Sampada Malla (सम्पदा मल्ल) is a Nepalese media personality, writer, film maker and journalist working in Nepal and India. She serves as the board director and creative director of Sarwanam Theatre Group, the leading theatre group of Nepal. She is the recipient of "Travel Writer of the Year" (Nepal Tourism Board, 2005) and "VOW College Women Award", (VOW Magazine, 2007). She was featured as one of Nepal's eligible bachelorettes by enasha.com in 2008, a popular web magazine. She received her master's degree in journalism and mass communication from Punjab Technical University, India. She is an alumna of Asian Academy of Film and Television, India, with a master diploma in cinema.

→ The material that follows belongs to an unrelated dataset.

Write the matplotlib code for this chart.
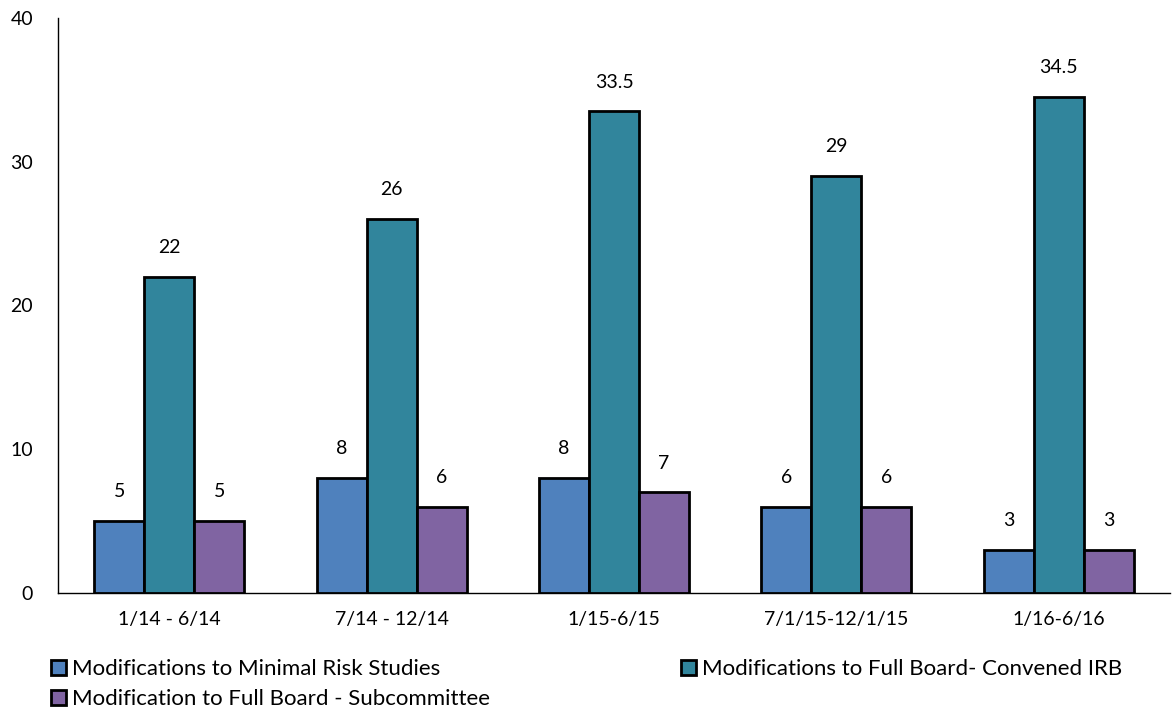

Malla published her debut Nepali fiction book, Anayas Ek Din (Suddenly One Day) at the age of 17, a collection of stories which featured various social-based issues, published in leading Nepali newspapers and magazines like Kantipur Daily, Annapurna Post and Gorakhapatra. Renowned Nepali literary figures such as Dhruba Chandra Gautam and Dr. Govinda Raj Bhattarai inaugurated the book, and gave positive reviews about the book and the writer. The book received critical acclaim from various
national media. She was chosen among the five Nepali writers to represent Nepal at the "SAARC Literature Festival" at Park Village, Kathmandu.

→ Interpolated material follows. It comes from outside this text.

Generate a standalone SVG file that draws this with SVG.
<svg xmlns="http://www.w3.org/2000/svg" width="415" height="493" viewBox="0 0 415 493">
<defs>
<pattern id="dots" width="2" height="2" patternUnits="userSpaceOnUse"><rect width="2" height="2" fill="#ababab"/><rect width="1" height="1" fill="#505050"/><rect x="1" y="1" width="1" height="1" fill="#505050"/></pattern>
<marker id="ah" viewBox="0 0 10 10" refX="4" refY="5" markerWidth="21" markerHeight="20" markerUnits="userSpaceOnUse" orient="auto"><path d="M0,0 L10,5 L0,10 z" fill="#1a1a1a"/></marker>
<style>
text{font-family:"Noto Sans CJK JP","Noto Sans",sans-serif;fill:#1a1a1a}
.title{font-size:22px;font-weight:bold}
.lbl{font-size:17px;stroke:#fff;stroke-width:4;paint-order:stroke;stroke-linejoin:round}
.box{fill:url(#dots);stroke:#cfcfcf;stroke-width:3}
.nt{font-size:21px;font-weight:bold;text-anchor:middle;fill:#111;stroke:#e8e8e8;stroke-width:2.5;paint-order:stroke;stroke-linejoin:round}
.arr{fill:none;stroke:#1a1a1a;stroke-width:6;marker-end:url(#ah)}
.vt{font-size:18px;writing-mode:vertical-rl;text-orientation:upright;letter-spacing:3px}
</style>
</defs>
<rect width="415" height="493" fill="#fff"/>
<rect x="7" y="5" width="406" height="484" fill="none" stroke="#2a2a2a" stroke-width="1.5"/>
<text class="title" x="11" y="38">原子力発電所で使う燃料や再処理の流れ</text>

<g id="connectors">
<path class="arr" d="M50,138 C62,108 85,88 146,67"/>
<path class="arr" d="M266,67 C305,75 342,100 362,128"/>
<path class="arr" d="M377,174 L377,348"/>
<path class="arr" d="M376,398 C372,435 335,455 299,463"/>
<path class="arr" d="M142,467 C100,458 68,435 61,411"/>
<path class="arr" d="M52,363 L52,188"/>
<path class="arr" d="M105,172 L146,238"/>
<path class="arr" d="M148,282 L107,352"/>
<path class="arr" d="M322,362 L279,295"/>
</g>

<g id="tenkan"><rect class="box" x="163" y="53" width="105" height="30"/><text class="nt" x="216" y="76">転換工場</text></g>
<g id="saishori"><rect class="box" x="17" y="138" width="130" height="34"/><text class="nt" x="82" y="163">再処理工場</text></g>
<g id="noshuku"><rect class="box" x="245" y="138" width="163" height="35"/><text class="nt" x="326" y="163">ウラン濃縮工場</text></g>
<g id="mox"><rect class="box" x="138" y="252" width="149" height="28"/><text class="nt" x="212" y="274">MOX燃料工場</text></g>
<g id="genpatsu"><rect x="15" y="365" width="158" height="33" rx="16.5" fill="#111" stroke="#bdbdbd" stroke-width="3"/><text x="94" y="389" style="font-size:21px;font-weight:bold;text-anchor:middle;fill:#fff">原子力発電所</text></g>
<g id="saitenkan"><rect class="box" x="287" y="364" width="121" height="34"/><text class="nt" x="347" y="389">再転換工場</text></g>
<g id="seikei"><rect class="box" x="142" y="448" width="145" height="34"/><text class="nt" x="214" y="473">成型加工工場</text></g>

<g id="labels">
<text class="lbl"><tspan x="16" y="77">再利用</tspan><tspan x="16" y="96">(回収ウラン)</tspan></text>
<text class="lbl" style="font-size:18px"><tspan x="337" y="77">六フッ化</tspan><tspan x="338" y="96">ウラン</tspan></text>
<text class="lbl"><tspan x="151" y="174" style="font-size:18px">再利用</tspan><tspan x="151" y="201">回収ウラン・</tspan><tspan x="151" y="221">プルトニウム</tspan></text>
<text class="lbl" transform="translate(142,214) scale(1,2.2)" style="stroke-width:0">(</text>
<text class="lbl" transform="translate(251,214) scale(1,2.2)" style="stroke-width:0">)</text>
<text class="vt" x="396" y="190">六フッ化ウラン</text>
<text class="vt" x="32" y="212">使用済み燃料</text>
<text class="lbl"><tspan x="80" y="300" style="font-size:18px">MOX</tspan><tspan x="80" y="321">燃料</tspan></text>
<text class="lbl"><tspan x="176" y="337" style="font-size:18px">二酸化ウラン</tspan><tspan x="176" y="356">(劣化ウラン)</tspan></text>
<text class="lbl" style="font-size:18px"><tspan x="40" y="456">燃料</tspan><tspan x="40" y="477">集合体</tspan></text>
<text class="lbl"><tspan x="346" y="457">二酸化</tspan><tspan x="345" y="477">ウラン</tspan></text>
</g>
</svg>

Malla has made documentaries for The Asia Foundation and Save the Children Norway focusing on the role of street theatre in creating awareness in Nepal. She serves as the board of management team of Sarwanam Dramatic Art Centre, the first of its kind in Nepal which houses a theatre auditorium, art gallery, cafeteria and a workshop hall. The Art Centre is one of the respected and popular art places of Kathmandu, Nepal. She is the President of Women in Animation, Nepal Chapter

==Early life==

Sampada Malla was born in Kathmandu, Nepal, to Ashesh Malla, a Nepalese theatre personality and Dr. Sabitri Malla Kakshapati. She is the descendant of the Malla King of Bhaktapur, whose legacy ended when the Shahs attacked the then kingdom, leading them to flee. Her grandfather, Khagendra Kumar Pradhananga is a literary figure of Nepal.

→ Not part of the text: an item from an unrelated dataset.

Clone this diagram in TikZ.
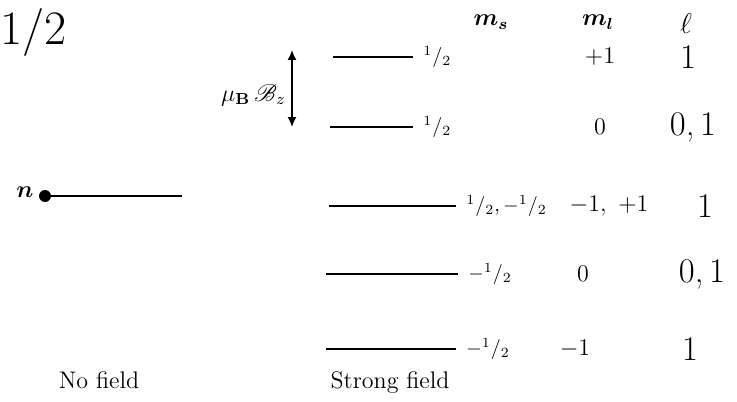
\documentclass[tikz,border=0pt]{standalone}
\usepackage{amsmath,amssymb,mathrsfs}
\usetikzlibrary{arrows.meta, positioning}
\newcommand{\halfval}{\textsuperscript{1}/\textsubscript{2}}
\begin{document}
\begin{tikzpicture}[x=0.5pt,y=-0.5pt,
    level/.style={line width=1.1pt},
    mslabel/.style={anchor=west,font=\normalsize,inner sep=1pt},
    mllabel/.style={font=\large,inner sep=1pt},
    ellabel/.style={font=\LARGE,inner sep=0pt},
    headlabel/.style={font=\large,inner sep=1pt},
    caption/.style={font=\large,inner sep=1pt},
    arrow/.style={<->,>={Latex[length=5pt,width=4.5pt]},line width=0.8pt}
]
\useasboundingbox (0,0) rectangle (737,401);
\node[anchor=west,font=\fontsize{24}{26}\selectfont,inner sep=0pt] (spin) at (0,33) {1/2};
% column headings
\node[headlabel] (hms) at (491,22) {$\boldsymbol{m_s}$};
\node[headlabel] (hml) at (598,22) {$\boldsymbol{m_l}$};
\node[font=\Large,inner sep=0pt] (hel) at (686,24) {$\ell$};
% no field level
\draw[level] (45,196) coordinate (nfA) -- (182,196) coordinate (nfB);
\fill (nfA) circle (6);
\node[anchor=east,font=\large,inner sep=1pt] (nlab) at (36,192) {$\boldsymbol{n}$};
\node[caption] (nofield) at (99,380) {No field};
% strong field levels
\foreach \y/\xa/\xb/\ms/\xl/\ml/\xe/\el [count=\i] in {
    57/333/413/{\halfval}/600/{$+1$}/688/{1},
    127/330/413/{\halfval}/600/{$0$}/693/{0,\,1},
    206/329/456/{\halfval,\,$-$\halfval}/609/{$-1,\ +1$}/705/{1},
    274/326/458/{$-$\halfval}/583/{$0$}/702/{0,\,1},
    349/326/456/{$-$\halfval}/575/{$-1$}/690/{1}} {
  \draw[level] (\xa,\y) coordinate (lvA\i) -- (\xb,\y) coordinate (lvB\i);
  \node[mslabel, right=4pt of lvB\i] (ms\i) {\ms};
  \node[mllabel] (ml\i) at (\xl,\y) {\ml};
  \node[ellabel] (el\i) at (\xe,\y) {\el};
}
\node[caption] (strong) at (390,383) {Strong field};
% splitting arrow
\coordinate (arT) at (292,50);
\coordinate (arB) at (292,127);
\draw[arrow] (arT) -- (arB);
\node[anchor=east,font=\large,inner sep=2pt] (split) at (290,95) {$\mu_{\mathbf{B}}\,\mathscr{B}_z$};
\end{tikzpicture}
\end{document}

Apart from attending her school in Galaxy Public School, Kathmandu, she worked as a child artist in National TV commercials and radio drama shows in Radio Nepal. She gave her voice to many documentaries made by Redbarnna, Nepal and Save the Children, Nepal. At 13, she began writing socio-based articles in various popular national dailies like Kantipur Daily, The Himalayan Times, The Kathmandu Post and pursued her career as a freelance journalist working in various popular national magazines such as: Wave, ECS, Spaces, Infotiser, and Cybersansar.com.

==Career==
After completing her master's degree, she shifted her base to Mumbai, where she worked as an associate screenplay writer in popular shows like Yeh Rishta Kya Kehlata Hai (Star Plus), Bhagyavidhata (Color TV), Sasural Simar Ka (Color TV), Saubhagyavati Bhava (Life OK), Navya (Star Plus), Uttaran (Color TV), and Parvarish (Sony TV). She worked as a screenplay writer in a popular soap, Badalte Rishtey telecasted in ETV Kannada, Ishq ka Rang Safed (Colors TV) and Sankha Sindura telecasted in Tarang TV, Odisa.

In 2013, Malla wrote 30-minute Nepali film Pratibimba which was directed by Ashok Yadav and produced by 360 Degree Mountain Films. It was premiered in the prestigious Eka Deshma Festival amidst a houseful audience in QFX Cinema Hall, Kathmandu.

Currently, she is working on her fictional book about the Maoist revolution detailing effects on the people of Nepal. She is also the screenplay writer of Ishq Ka Rang Safed, a TV series telecasted in Colors TV. She is the Creative Producer of a Hindi feature film, Kerry On Kutton. She has recently written a short film Nepali script entitled Chyanti directed by International award-winning director Veemsen Lama. She is the script writer for a famous Nepali political TV Series Singha Durbar.

In 2014, she initiated Drishyansha, a nationwide Nepali Cell Phone Cinema Competition in Nepal. The festival was hugely acclaimed and saw more than 600 entries from Nepal and abroad. Her debut Nepali feature film, Kathaputali as a writer and executive producer is releasing soon worldwide.